Is there a distinction between going out on a date, unofficial dating, being in a girlfriend/boyfriend relationship, etc?
Yes! At least we found there to be one and, for us, it was a pretty natural progression. We started out by dating different people casually, just trying to get to know one another and others. Then, we decided to just date one another. Then, we began considering marriage. Then, we got married. I think the distinctions are fairly important, too, because as your relationship increases in seriousness, so also does your openness. Obviously, there are also different degrees of commitment in these stages as well. That said, it is important to emphasize that lifelong commitment begins when you say "I do."
Commitment vs No strings attached? Where’s the balance?
I think the guys should feel free to ask a girl out with the intention of getting to know her more. The girl should not take this "date" as the guy committing to be girlfriend/boyfriend. At the same time, you can't casually date forever. The point of this, after all, is to find a spouse. If this is not a person you see yourself marrying, then either don't extend further invitations or don't accept them.
How much should I tell a girl when asking her out or during the relationship?
Ummm...well, not very much. Take it easy and don't scare her off on the first date. During the relationship, I think God will give you wisdom about what to say when. It is good to be upfront and honest. When you get to the point in your dating relationship of thinking seriously about marrying one another, I believe it's important for full disclosure. That is the time to reveal past sins that may affect your marital relationship or sins that you will likely continue to struggle with in the marriage.
We have an idea of male leadership, how does this look in dating relationship? Does a guy have authority to expect the girl to submit?
NO! Submission begins when the couple says, "I do." That said, the guy should demonstrate leadership in the dating relationship. Some ways that he might display this are:
- Be the one to initiate the relationship and its progression.
- Establish appropriate boundaries for physical contact.
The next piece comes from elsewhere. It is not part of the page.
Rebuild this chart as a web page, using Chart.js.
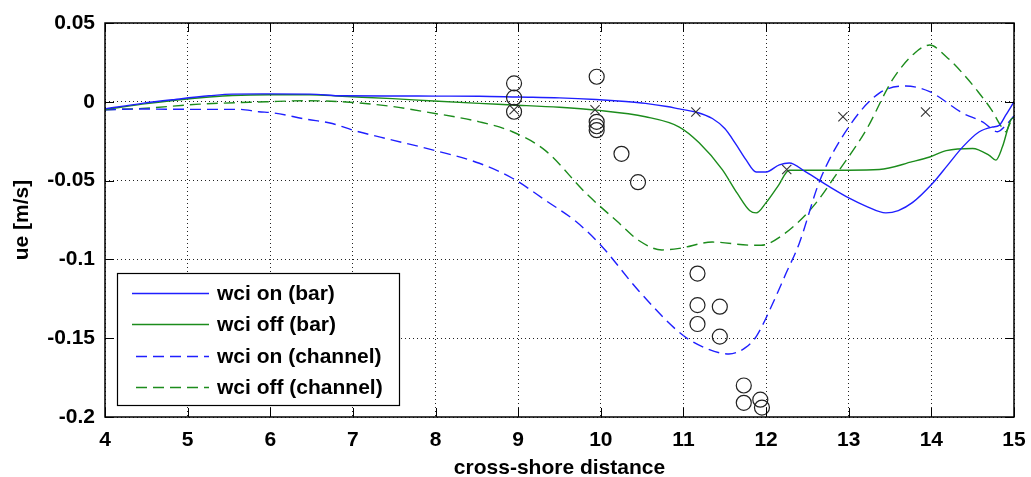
<!DOCTYPE html>
<html>
<head>
<meta charset="utf-8">
<script src="https://cdn.jsdelivr.net/npm/chart.js@4.4.0/dist/chart.umd.min.js"></script>
<style>
  html, body { margin: 0; padding: 0; background: #fff; }
  #grafico { display: block; }
</style>
</head>
<body>
<canvas id="grafico" width="1031" height="477"></canvas>
<script>
// dados
var xTicks = [4, 5, 6, 7, 8, 9, 10, 11, 12, 13, 14, 15];
var yTicks = [-0.2, -0.15, -0.1, -0.05, 0, 0.05];
var yTickLabels = ["-0.2", "-0.15", "-0.1", "-0.05", "0", "0.05"];

var onBarX = [4, 4.45, 4.85, 5.26, 5.54, 6, 6.48, 6.87, 7.5, 8, 8.53, 9, 9.5, 9.94, 10.3, 10.54, 10.8, 10.95, 11.15, 11.35, 11.5, 11.63, 11.76, 11.88, 12, 12.16, 12.28, 12.48, 12.77, 13, 13.2, 13.45, 13.6, 13.77, 14.01, 14.2, 14.38, 14.58, 14.74, 14.82, 14.9, 15];
var onBarY = [-0.0045, -0.001, 0.0015, 0.0038, 0.0049, 0.005, 0.0049, 0.0038, 0.0037, 0.0036, 0.0035, 0.003, 0.0025, 0.0015, 0.0002, -0.001, -0.003, -0.0045, -0.0065, -0.0106, -0.017, -0.0265, -0.037, -0.0445, -0.0445, -0.04, -0.0388, -0.0445, -0.054, -0.061, -0.066, -0.0705, -0.069, -0.064, -0.052, -0.04, -0.0286, -0.019, -0.016, -0.015, -0.0085, 0];

var offBarX = [4, 4.45, 4.85, 5.26, 5.54, 6, 6.48, 6.87, 7.48, 7.92, 8.53, 8.93, 9.5, 9.94, 10.54, 10.95, 11.19, 11.47, 11.65, 11.8, 11.88, 12, 12.15, 12.28, 12.6, 13, 13.37, 13.77, 13.98, 14.18, 14.5, 14.7, 14.78, 14.86, 14.96, 15];
var offBarY = [-0.005, -0.0015, 0.001, 0.003, 0.004, 0.0045, 0.0045, 0.0035, 0.002, 0.0007, -0.001, -0.002, -0.0035, -0.0053, -0.0095, -0.016, -0.026, -0.043, -0.058, -0.069, -0.0705, -0.064, -0.053, -0.0434, -0.0434, -0.0434, -0.043, -0.038, -0.035, -0.031, -0.0296, -0.034, -0.037, -0.0286, -0.0116, -0.01];

var onChanX = [4, 4.45, 5.14, 5.62, 5.86, 6.03, 6.43, 6.75, 7, 7.48, 8, 8.53, 8.93, 9.33, 9.7, 10, 10.46, 10.99, 11.3, 11.55, 11.75, 11.88, 12.08, 12.24, 12.4, 12.65, 13, 13.37, 13.69, 13.98, 14.38, 14.62, 14.8, 14.9, 15];
var onChanY = [-0.005, -0.0046, -0.0048, -0.0048, -0.0063, -0.007, -0.011, -0.0138, -0.018, -0.0243, -0.031, -0.039, -0.0485, -0.0625, -0.076, -0.091, -0.12, -0.148, -0.157, -0.16, -0.156, -0.149, -0.128, -0.109, -0.09, -0.05, -0.016, 0.0055, 0.01, 0.0064, -0.0072, -0.0127, -0.019, -0.015, -0.009];

var offChanX = [4, 4.45, 5.14, 5.95, 6.43, 7, 7.48, 7.88, 8.53, 8.93, 9.33, 9.82, 10.2, 10.46, 10.74, 10.95, 11.35, 11.83, 11.94, 12.16, 12.56, 12.89, 13.21, 13.53, 13.8, 13.98, 14.18, 14.38, 14.55, 14.73, 14.85, 14.9, 14.95, 15];
var offChanY = [-0.005, -0.0042, -0.0015, 0, 0.0007, -0.0004, -0.003, -0.0064, -0.0127, -0.019, -0.031, -0.058, -0.076, -0.088, -0.094, -0.093, -0.089, -0.091, -0.091, -0.086, -0.067, -0.043, -0.018, 0.014, 0.031, 0.036, 0.0286, 0.018, 0.0074, -0.0053, -0.016, -0.019, -0.0138, -0.0095];

// medições (círculos) e cruzes
var obsX = [8.95, 8.95, 8.95, 9.95, 9.95, 9.95, 9.95, 10.25, 10.45, 11.17, 11.17, 11.17, 11.44, 11.44, 11.73, 11.73, 11.93, 11.95];
var obsY = [0.0117, 0.0026, -0.0063, 0.0159, -0.0127, -0.0155, -0.018, -0.033, -0.051, -0.109, -0.129, -0.141, -0.130, -0.149, -0.180, -0.191, -0.189, -0.194];
var crossX = [8.95, 9.93, 11.15, 12.25, 12.93, 13.93];
var crossY = [-0.005, -0.005, -0.0065, -0.043, -0.0095, -0.0065];

var nomesSeries = ["wci on (bar)", "wci off (bar)", "wci on (channel)", "wci off (channel)"];

var azul = "#1f1fff";
var verde = "#1c8c1c";
var fonte = { family: "'Liberation Sans', Arial, sans-serif", size: 21, weight: "bold" };

function juntarPontos(xs, ys) {
  var pontos = [];
  for (var i = 0; i < xs.length; i++) {
    pontos.push({ x: xs[i], y: ys[i] });
  }
  return pontos;
}

function serieLinha(nome, xs, ys, cor, tracejado) {
  return {
    label: nome,
    data: juntarPontos(xs, ys),
    showLine: true,
    borderColor: cor,
    borderWidth: 1.4,
    borderDash: tracejado ? [11, 6] : [],
    pointRadius: 0,
    cubicInterpolationMode: "monotone",
    fill: false,
    order: 2
  };
}

// moldura com ticks para dentro + legenda dentro do gráfico
var molduraPlugin = {
  id: "moldura",
  afterDatasetsDraw: function(chart) {
    var ctx = chart.ctx;
    var area = chart.chartArea;
    var sx = chart.scales.x;
    var sy = chart.scales.y;
    var tam = 9;

    ctx.save();
    ctx.strokeStyle = "#000";
    ctx.lineWidth = 1;
    ctx.setLineDash([]);
    ctx.beginPath();
    for (var i = 0; i < xTicks.length; i++) {
      var px = Math.round(sx.getPixelForValue(xTicks[i])) + 0.5;
      ctx.moveTo(px, area.bottom);
      ctx.lineTo(px, area.bottom - tam);
      ctx.moveTo(px, area.top);
      ctx.lineTo(px, area.top + tam);
    }
    for (var j = 0; j < yTicks.length; j++) {
      var py = Math.round(sy.getPixelForValue(yTicks[j])) + 0.5;
      ctx.moveTo(area.left, py);
      ctx.lineTo(area.left + tam, py);
      ctx.moveTo(area.right, py);
      ctx.lineTo(area.right - tam, py);
    }
    ctx.stroke();
    ctx.lineWidth = 1.5;
    ctx.strokeRect(area.left, area.top, area.right - area.left, area.bottom - area.top);

    // legenda
    var lx = 117, ly = 273, lw = 282, lh = 132;
    ctx.fillStyle = "#fff";
    ctx.fillRect(lx, ly, lw, lh);
    ctx.lineWidth = 1.2;
    ctx.strokeStyle = "#000";
    ctx.strokeRect(lx + 0.5, ly + 0.5, lw, lh);

    var linhasY = [293, 324, 356, 387];
    ctx.font = "bold 21px 'Liberation Sans', Arial, sans-serif";
    ctx.textBaseline = "middle";
    ctx.textAlign = "left";
    for (var k = 0; k < 4; k++) {
      var ds = chart.data.datasets[k];
      ctx.strokeStyle = ds.borderColor;
      ctx.lineWidth = 1.4;
      ctx.setLineDash(ds.borderDash);
      ctx.beginPath();
      ctx.moveTo(k < 2 ? 132 : 136, linhasY[k] + 0.5);
      ctx.lineTo(209, linhasY[k] + 0.5);
      ctx.stroke();
      ctx.setLineDash([]);
      ctx.fillStyle = "#000";
      ctx.fillText(ds.label, 217, linhasY[k] + 1);
    }
    ctx.restore();
  }
};

var contexto = document.getElementById("grafico").getContext("2d");
var grafico = new Chart(contexto, {
  type: "scatter",
  data: {
    datasets: [
      serieLinha(nomesSeries[0], onBarX, onBarY, azul, false),
      serieLinha(nomesSeries[1], offBarX, offBarY, verde, false),
      serieLinha(nomesSeries[2], onChanX, onChanY, azul, true),
      serieLinha(nomesSeries[3], offChanX, offChanY, verde, true),
      {
        label: "obs",
        data: juntarPontos(obsX, obsY),
        pointStyle: "circle",
        pointRadius: 7.5,
        pointBorderWidth: 1.2,
        pointBorderColor: "#222",
        pointBackgroundColor: "rgba(0,0,0,0)",
        showLine: false,
        order: 1
      },
      {
        label: "cross",
        data: juntarPontos(crossX, crossY),
        pointStyle: "crossRot",
        pointRadius: 6.5,
        pointBorderWidth: 1.1,
        pointBorderColor: "#333",
        showLine: false,
        order: 1
      }
    ]
  },
  options: {
    responsive: false,
    animation: false,
    devicePixelRatio: 1,
    clip: false,
    layout: { padding: { top: 23, right: 17, bottom: 0, left: 0 } },
    plugins: {
      legend: { display: false },
      tooltip: { enabled: false }
    },
    scales: {
      x: {
        type: "linear",
        min: 4,
        max: 15,
        afterBuildTicks: function(escala) {
          escala.ticks = xTicks.map(function(v) { return { value: v }; });
        },
        afterFit: function(escala) { escala.height = 60; },
        ticks: { font: fonte, color: "#000", padding: 0, maxRotation: 0, autoSkip: false },
        grid: { color: "#222", lineWidth: 1, drawTicks: true, tickLength: 11, tickColor: "rgba(0,0,0,0)" },
        border: { display: false, dash: [1, 3] },
        title: { display: true, text: "cross-shore distance", font: fonte, color: "#000", padding: { top: 0, bottom: -4 } }
      },
      y: {
        type: "linear",
        min: -0.2,
        max: 0.05,
        afterBuildTicks: function(escala) {
          escala.ticks = yTicks.map(function(v) { return { value: v }; });
        },
        afterFit: function(escala) { escala.width = 105; },
        ticks: {
          font: fonte,
          color: "#000",
          padding: 0,
          autoSkip: false,
          callback: function(valor, indice) { return yTickLabels[indice]; }
        },
        grid: { color: "#222", lineWidth: 1, drawTicks: true, tickLength: 10, tickColor: "rgba(0,0,0,0)" },
        border: { display: false, dash: [1, 3] },
        title: { display: true, text: "ue [m/s]", font: fonte, color: "#000", padding: { top: 10, bottom: 0 } }
      }
    }
  },
  plugins: [molduraPlugin]
});
</script>
</body>
</html>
- Decide or at least have ideas for what to do together.
If a girl likes a guy, how should she show that she is interested? Or should she at all?
I honestly don't think this is wise. God's design for marriage is that the man leads and the woman submits. I really don't think you want to start out a relationship in a position where the woman is leading. I think it's better to just let your feelings be known to the Lord and wait for His timing.
What are some criteria for a ending a relationship?
Since the point of Christian dating is Christian marriage, if you find that you do not want to marry this person, then you should end the relationship. I do believe, though, that ending a relationship should not be taken lightly. We are all sinners, so seeing a particular sin and realizing that this person is not perfect should not be what causes you to end the relationship. On the one hand, it shouldn't be taken lightly; on the other hand, we should be able to handle a breakup with grace.
When are you giving wrong signals? If you think they like you, but you don’t like them, how do you maturely handle that?
Don't try to be nice and not hurt their feelings. Just tell them. It's kind of like taking off a band-aid. It stings at first but the sting goes away.
As a girl how do you find contentment if the guy that you like shows no shared interest?
You will never find contentment in a guy. True rest is found in Christ and Christ alone. We have to accept and believe with all our heart that God loves us and works all things for our good. If a guy you like does not like you back, then God's good, perfect and pleasing will for you is not to marry that guy no matter how much you may like him now. See my answer above to finding contentment while waiting to marry.
How does a girl attract a guys attention? In a godly way?? or at all?
Don't do it. Our interest should be in bringing attention the the Lord! Happiness is not found in any guy but only in Christ. Instead of focusing your attention on attracting a guy, focus your attention on serving the Lord with all your heart, soul, mind and strength. You want a guy to be attracted to your godly character, not your looks or clothes.